§ **Required task**: Write out the material again exactly, please, and omit the pictures.

>> Start Information supplied

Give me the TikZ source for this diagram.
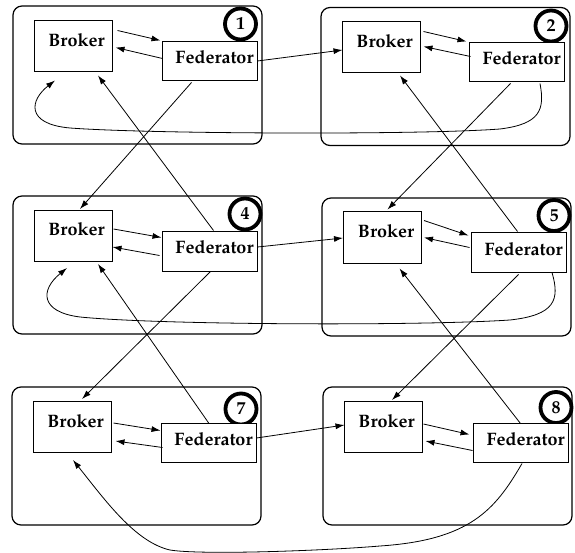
\documentclass[tikz,border=0pt]{standalone}
\usepackage[T1]{fontenc}
\renewcommand{\rmdefault}{ppl}
\usetikzlibrary{arrows.meta}
\begin{document}
\begin{tikzpicture}[x=1pt,y=-1pt,
  module/.style={draw, line width=1.2pt, rounded corners=9pt, minimum width=249pt, minimum height=138pt, inner sep=0pt},
  brokerbox/.style={draw, fill=white, line width=1pt, minimum width=78pt, minimum height=51pt, inner sep=0pt},
  fedbox/.style={draw, fill=white, line width=1pt, minimum width=95pt, minimum height=39pt, inner sep=0pt},
  tag/.style={circle, draw, line width=3.8pt, minimum size=31pt, inner sep=0pt, font=\fontsize{18}{20}\selectfont\bfseries},
  lbl/.style={anchor=base, inner sep=0pt, font=\fontsize{18}{20}\selectfont\bfseries},
  arr/.style={-{Latex[length=9pt,width=6pt]}, line width=0.8pt},
]
\useasboundingbox (0,0) rectangle (575,553);

% ---- module frames and number tags ----
\node[module] (m1) at (137.5,75) {};
\node[module] (m2) at (445.5,76.5) {};
\node[module] (m4) at (137.5,265) {};
\node[module] (m5) at (446.5,267) {};
\node[module] (m7) at (136.5,456) {};
\node[module] (m8) at (447.5,456) {};

\node[tag] (c1) at (240.5,24) {1};
\node[tag] (c2) at (551,26) {2};
\node[tag] (c4) at (245,214) {4};
\node[tag] (c5) at (554,215.5) {5};
\node[tag] (c7) at (241,409) {7};
\node[tag] (c8) at (556,407.5) {8};

% ---- brokers and federators ----
\node[brokerbox] (b1) at (73,46.5) {};
\node[brokerbox] (b2) at (381,47.5) {};
\node[brokerbox] (b4) at (73,236) {};
\node[brokerbox] (b5) at (382.5,237.5) {};
\node[brokerbox] (b7) at (72,427) {};
\node[brokerbox] (b8) at (383,427) {};

\node[fedbox] (f1) at (209.5,61.5) {};
\node[fedbox] (f2) at (516.5,62.5) {};
\node[fedbox] (f4) at (209.5,251.5) {};
\node[fedbox] (f5) at (518.5,252.5) {};
\node[fedbox] (f7) at (208.5,442.5) {};
\node[fedbox] (f8) at (520.5,442.5) {};

\foreach \n in {1,2,4,5,7,8}{
  \node[lbl] (b\n t) at ([shift={(3.5,26)}]b\n.north) {Broker};
  \node[lbl] (f\n t) at ([shift={(5,22.5)}]f\n.north) {Federator};
}

% ---- broker <-> federator inside each module ----
\draw[arr] ([shift={(5,10)}]b1.north east) -- ([shift={(-1,-1)}]f1.north west);
\draw[arr] ([shift={(1,17)}]f1.north west) -- ([shift={(3,27)}]b1.north east);
\draw[arr] ([shift={(3,10)}]b2.north east) -- ([shift={(-2,-1)}]f2.north west);
\draw[arr] ([shift={(2,14)}]f2.north west) -- ([shift={(3,25)}]b2.north east);
\draw[arr] ([shift={(1,19)}]b4.north east) -- ([shift={(0,6)}]f4.north west);
\draw[arr] ([shift={(-2,24)}]f4.north west) -- ([shift={(0,37)}]b4.north east);
\draw[arr] ([shift={(2,9)}]b5.north east) -- ([shift={(-2,3)}]f5.north west);
\draw[arr] ([shift={(-1,15)}]f5.north west) -- ([shift={(2,26)}]b5.north east);
\draw[arr] ([shift={(2,22)}]b7.north east) -- ([shift={(0,8)}]f7.north west);
\draw[arr] ([shift={(2,25)}]f7.north west) -- ([shift={(4,40)}]b7.north east);
\draw[arr] ([shift={(1,23)}]b8.north east) -- ([shift={(-3,12)}]f8.north west);
\draw[arr] ([shift={(0,28)}]f8.north west) -- ([shift={(3,40)}]b8.north east);

% ---- links between modules: same row ----
\draw[arr] ([shift={(0,-0.5)}]f1.east) -- ([shift={(1,2.5)}]b2.west);
\draw[arr] ([shift={(0,-4.5)}]f4.east) -- ([shift={(0,0.5)}]b5.west);
\draw[arr] ([shift={(0,-4.5)}]f7.east) -- ([shift={(1,-2)}]b8.west);

% ---- links between modules: crossing rows ----
\draw[arr] ([shift={(-18,1)}]f1.south) -- ([shift={(7,-1)}]b4.north);
\draw[arr] ([shift={(4,-1)}]f4.north) -- ([shift={(25,3)}]b1.south);
\draw[arr] ([shift={(-6,1)}]f2.south) -- ([shift={(5,-2)}]b5.north);
\draw[arr] ([shift={(-1,-1)}]f5.north) -- ([shift={(19,2)}]b2.south);
\draw[arr] ([shift={(1,0)}]f4.south) -- ([shift={(10,-2)}]b7.north);
\draw[arr] ([shift={(0.5,1)}]f7.north) -- ([shift={(25,2)}]b4.south);
\draw[arr] ([shift={(0,2)}]f5.south) -- ([shift={(9,-1)}]b8.north);
\draw[arr] ([shift={(0,1)}]f8.north) -- ([shift={(17,5)}]b5.south);

% ---- long return links ----
\draw[arr] ([shift={(23.5,1)}]f2.south)
  .. controls (545,110) and (540,124) .. (500,129)
  .. controls (420,135) and (150,134) .. (70,128)
  .. controls (25,124) and (30,100) .. ([shift={(-18,8)}]b1.south);
\draw[arr] ([shift={(33.5,0)}]f5.south)
  .. controls (560,300) and (555,315) .. (510,320)
  .. controls (420,326) and (160,325) .. (80,317)
  .. controls (40,312) and (40,290) .. ([shift={(-6,6)}]b4.south);
\draw[arr] ([shift={(1.5,1)}]f8.south)
  .. controls (495,510) and (470,540) .. (380,546)
  .. controls (320,551) and (200,555) .. (170,550)
  .. controls (135,542) and (105,500) .. ([shift={(1,7)}]b7.south);
\end{tikzpicture}
\end{document}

>> End Information supplied

§ **Answer below**:
Give me the TikZ source for this diagram.
\documentclass[tikz,border=0pt]{standalone}
\usepackage[T1]{fontenc}
\renewcommand{\rmdefault}{ppl}
\usetikzlibrary{arrows.meta}
\begin{document}
\begin{tikzpicture}[x=1pt,y=-1pt,
  module/.style={draw, line width=1.2pt, rounded corners=9pt, minimum width=249pt, minimum height=138pt, inner sep=0pt},
  brokerbox/.style={draw, fill=white, line width=1pt, minimum width=78pt, minimum height=51pt, inner sep=0pt},
  fedbox/.style={draw, fill=white, line width=1pt, minimum width=95pt, minimum height=39pt, inner sep=0pt},
  tag/.style={circle, draw, line width=3.8pt, minimum size=31pt, inner sep=0pt, font=\fontsize{18}{20}\selectfont\bfseries},
  lbl/.style={anchor=base, inner sep=0pt, font=\fontsize{18}{20}\selectfont\bfseries},
  arr/.style={-{Latex[length=9pt,width=6pt]}, line width=0.8pt},
]
\useasboundingbox (0,0) rectangle (575,553);

% ---- module frames and number tags ----
\node[module] (m1) at (137.5,75) {};
\node[module] (m2) at (445.5,76.5) {};
\node[module] (m4) at (137.5,265) {};
\node[module] (m5) at (446.5,267) {};
\node[module] (m7) at (136.5,456) {};
\node[module] (m8) at (447.5,456) {};

\node[tag] (c1) at (240.5,24) {1};
\node[tag] (c2) at (551,26) {2};
\node[tag] (c4) at (245,214) {4};
\node[tag] (c5) at (554,215.5) {5};
\node[tag] (c7) at (241,409) {7};
\node[tag] (c8) at (556,407.5) {8};

% ---- brokers and federators ----
\node[brokerbox] (b1) at (73,46.5) {};
\node[brokerbox] (b2) at (381,47.5) {};
\node[brokerbox] (b4) at (73,236) {};
\node[brokerbox] (b5) at (382.5,237.5) {};
\node[brokerbox] (b7) at (72,427) {};
\node[brokerbox] (b8) at (383,427) {};

\node[fedbox] (f1) at (209.5,61.5) {};
\node[fedbox] (f2) at (516.5,62.5) {};
\node[fedbox] (f4) at (209.5,251.5) {};
\node[fedbox] (f5) at (518.5,252.5) {};
\node[fedbox] (f7) at (208.5,442.5) {};
\node[fedbox] (f8) at (520.5,442.5) {};

\foreach \n in {1,2,4,5,7,8}{
  \node[lbl] (b\n t) at ([shift={(3.5,26)}]b\n.north) {Broker};
  \node[lbl] (f\n t) at ([shift={(5,22.5)}]f\n.north) {Federator};
}

% ---- broker <-> federator inside each module ----
\draw[arr] ([shift={(5,10)}]b1.north east) -- ([shift={(-1,-1)}]f1.north west);
\draw[arr] ([shift={(1,17)}]f1.north west) -- ([shift={(3,27)}]b1.north east);
\draw[arr] ([shift={(3,10)}]b2.north east) -- ([shift={(-2,-1)}]f2.north west);
\draw[arr] ([shift={(2,14)}]f2.north west) -- ([shift={(3,25)}]b2.north east);
\draw[arr] ([shift={(1,19)}]b4.north east) -- ([shift={(0,6)}]f4.north west);
\draw[arr] ([shift={(-2,24)}]f4.north west) -- ([shift={(0,37)}]b4.north east);
\draw[arr] ([shift={(2,9)}]b5.north east) -- ([shift={(-2,3)}]f5.north west);
\draw[arr] ([shift={(-1,15)}]f5.north west) -- ([shift={(2,26)}]b5.north east);
\draw[arr] ([shift={(2,22)}]b7.north east) -- ([shift={(0,8)}]f7.north west);
\draw[arr] ([shift={(2,25)}]f7.north west) -- ([shift={(4,40)}]b7.north east);
\draw[arr] ([shift={(1,23)}]b8.north east) -- ([shift={(-3,12)}]f8.north west);
\draw[arr] ([shift={(0,28)}]f8.north west) -- ([shift={(3,40)}]b8.north east);

% ---- links between modules: same row ----
\draw[arr] ([shift={(0,-0.5)}]f1.east) -- ([shift={(1,2.5)}]b2.west);
\draw[arr] ([shift={(0,-4.5)}]f4.east) -- ([shift={(0,0.5)}]b5.west);
\draw[arr] ([shift={(0,-4.5)}]f7.east) -- ([shift={(1,-2)}]b8.west);

% ---- links between modules: crossing rows ----
\draw[arr] ([shift={(-18,1)}]f1.south) -- ([shift={(7,-1)}]b4.north);
\draw[arr] ([shift={(4,-1)}]f4.north) -- ([shift={(25,3)}]b1.south);
\draw[arr] ([shift={(-6,1)}]f2.south) -- ([shift={(5,-2)}]b5.north);
\draw[arr] ([shift={(-1,-1)}]f5.north) -- ([shift={(19,2)}]b2.south);
\draw[arr] ([shift={(1,0)}]f4.south) -- ([shift={(10,-2)}]b7.north);
\draw[arr] ([shift={(0.5,1)}]f7.north) -- ([shift={(25,2)}]b4.south);
\draw[arr] ([shift={(0,2)}]f5.south) -- ([shift={(9,-1)}]b8.north);
\draw[arr] ([shift={(0,1)}]f8.north) -- ([shift={(17,5)}]b5.south);

% ---- long return links ----
\draw[arr] ([shift={(23.5,1)}]f2.south)
  .. controls (545,110) and (540,124) .. (500,129)
  .. controls (420,135) and (150,134) .. (70,128)
  .. controls (25,124) and (30,100) .. ([shift={(-18,8)}]b1.south);
\draw[arr] ([shift={(33.5,0)}]f5.south)
  .. controls (560,300) and (555,315) .. (510,320)
  .. controls (420,326) and (160,325) .. (80,317)
  .. controls (40,312) and (40,290) .. ([shift={(-6,6)}]b4.south);
\draw[arr] ([shift={(1.5,1)}]f8.south)
  .. controls (495,510) and (470,540) .. (380,546)
  .. controls (320,551) and (200,555) .. (170,550)
  .. controls (135,542) and (105,500) .. ([shift={(1,7)}]b7.south);
\end{tikzpicture}
\end{document}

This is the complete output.